Avec les blessés de Spring Hill…
Du 13 au 18 juin 1940, par Jeanne Mitchell
En hommage et reconnaissance à mon mari Albert Mitchell.
Il est 10 heures du matin, on sonne à notre porte, j’ouvre ; je me trouve face à face avec deux policemen. Je deviens toute pâle, mon mari qui me suit devient blême lui aussi. Depuis plusieurs jours, on parle en Angleterre d’évacuation d’étrangers vers le Canada. Je suis française, mon mari britannique. Voyant mon émoi, les policiers me rassurent :
– Il n’est pas question d’évacuation, au contraire, nous venons vous demander un service, me disent-ils.
L’arôme du café vient jusqu’à nous de la cuisine. L’un d’eux me demande une tasse de café ; ils sont en alerte depuis plusieurs jours et dorment bien peu ou pas du tout et n’ont même plus le temps de manger.

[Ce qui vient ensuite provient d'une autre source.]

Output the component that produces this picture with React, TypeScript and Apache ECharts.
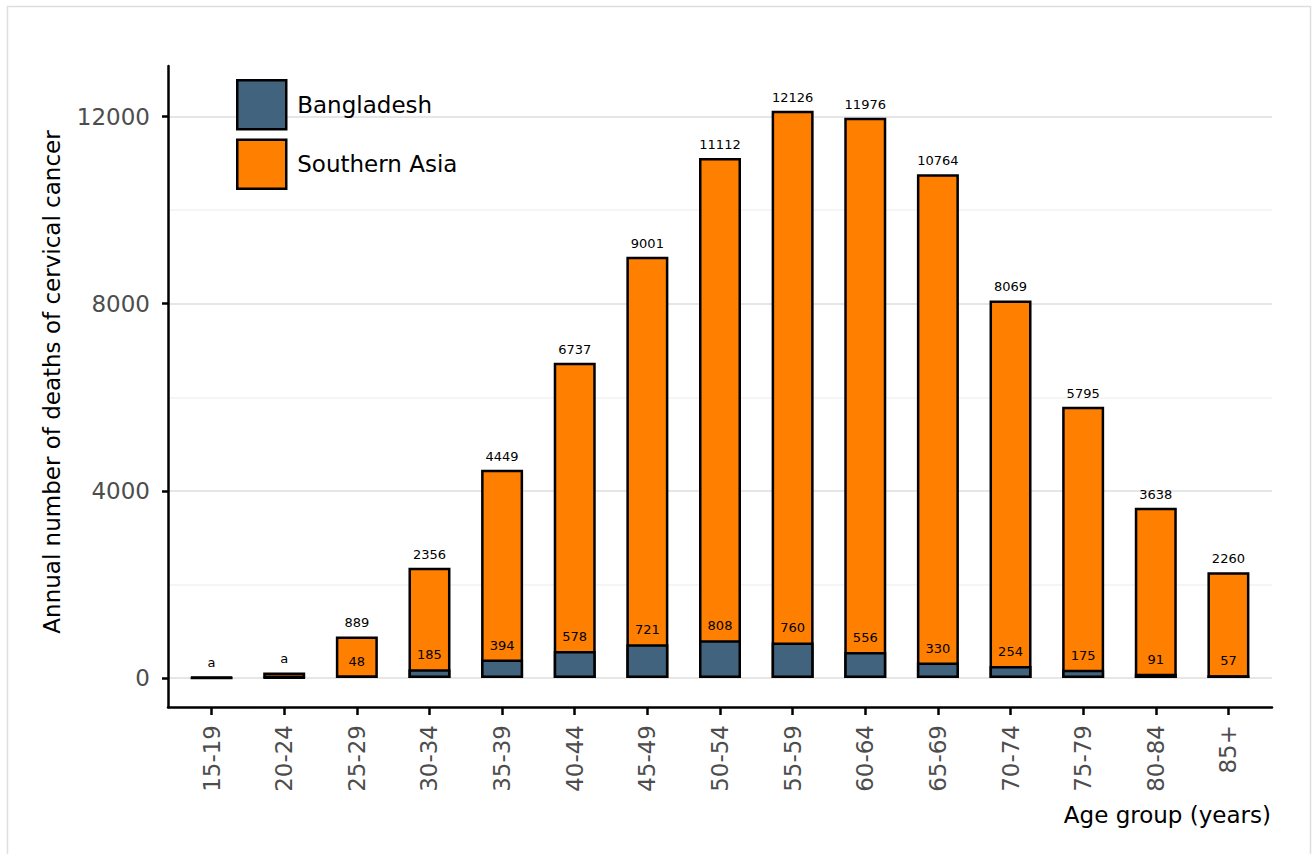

Ils entrent, on s’assoit, on parle :
– Madame, il est arrivé à Northampton beaucoup de vos compatriotes, plusieurs sont blessés et nous n’avons plus de place dans nos hôpitaux qui regorgent de blessés de Dunkerque. Des blessés, des Français sont sur des brancards dans les rues de Northampton. Pouvez-vous faire quelque chose ?…
Je regarde mon mari, deux grosses larmes coulent le long de ses joues (c’est la première fois que je vois mon mari pleurer). Mon Dieu la France…
– Qu’allons-nous faire ? lui dis-je.
– Je vais les chercher !
– Avec quoi ?
– Ne te tourmente pas, je vais me débrouiller. Vide le salon, les chambres, tout ce que tu voudras, trouve des lits, achète ce qu’il faut, tout ce que j’ai t’appartient.
Je ne sais si les policemen ont fini leur café.
Mon mari a déjà disparu. Il loue un autobus (2 étages) à la Eastern National Company. Quelques voisins viennent m’aider. On déménage les meubles inutiles dans un hangar. Je vais à la coopérative de Wellingborough. En moins de deux heures, j’ai des lits, des draps, des couvertures, tout un attirail de pansements, enfin tout ce qui peut apporter un réconfort corporel et moral à des hommes qui souffrent dans leur âme et dans leur chair.
Combien sont-ils ? Six heures plus tard, l’autobus arrive ; ils sont trente ; triste spectacle ! Ils sont là, les yeux hagards encore pleins de l’horreur de la guerre, couverts de boue sèche, de sel séché et durci, le visage et les mains ensanglantés, gluants de mazout, la barbe hirsute, les pansements puants, fiévreux.
On tend les mains, on s’embrasse, on panse, on soigne. Ils ont faim, soif surtout. L’un d’eux timidement :
– Avez-vous autre chose que du thé ?
Je souris.
– Eh oui bien sûr, il y aura même de vin de France pour ceux dont la température sera raisonnable.
Ils touchent les draps. Ils sont blancs, c’est délicieux un bon lit ! Et puis ici, on parle français. Mon mari a même trouvé le moyen de se procurer des cigarettes françaises. Le docteur local vient m’aider à faire les pansements (je tiens ici à remercier le docteur Walton).
Puis nous vivons cinq jours d’angoisse. Que va-t-il advenir de la France ? Les nouvelles sont mauvaises. On craint l’invasion, je n’ose plus regarder les Anglais en face. J’ai honte.
Churchill parle à la radio, il propose l’unité franco-britannique, puis la reine Elizabeth parle à son tour en français.
Elle s’adresse aux femmes de France qu’elle appelle ses soeurs.
Nous sommes à l’écoute, c’est le 18 juin au soir. Les hommes nous appellent.
– Venez vite ! il y a un général français qui va parler.
Le silence est profond ; la voix s’élève. Le général de Gaulle vous parle… la suite vous connaissez. Quelqu’un avait éteint la lumière. Dans l’obscurité, j’entends la respiration haletante des blessés ; j’entends pleurer, mais ce n’est plus de honte, la voix se tait, on joue la Marseillaise. On allume à nouveau, deux des hommes sont à plat ventre sur leur lit pour mieux étouffer leurs sanglots. Quelques-uns se mettent à genoux et j’entends un « Je vous salue Marie ». Ah nos braves petits Bretons (1) !
Priez, pleurez enfants de France, cela soulage. (…)
Et voici comment est née la maison qui, quelques jours plus tard, fut reconnue comme la première maison de convalescence des Forces Françaises Libres.
(1) Tous ces blessés rétablis ont rejoint les Forces Françaises Libres.
Extrait de la Revue de la France Libre, n° 156 bis, juin 1965.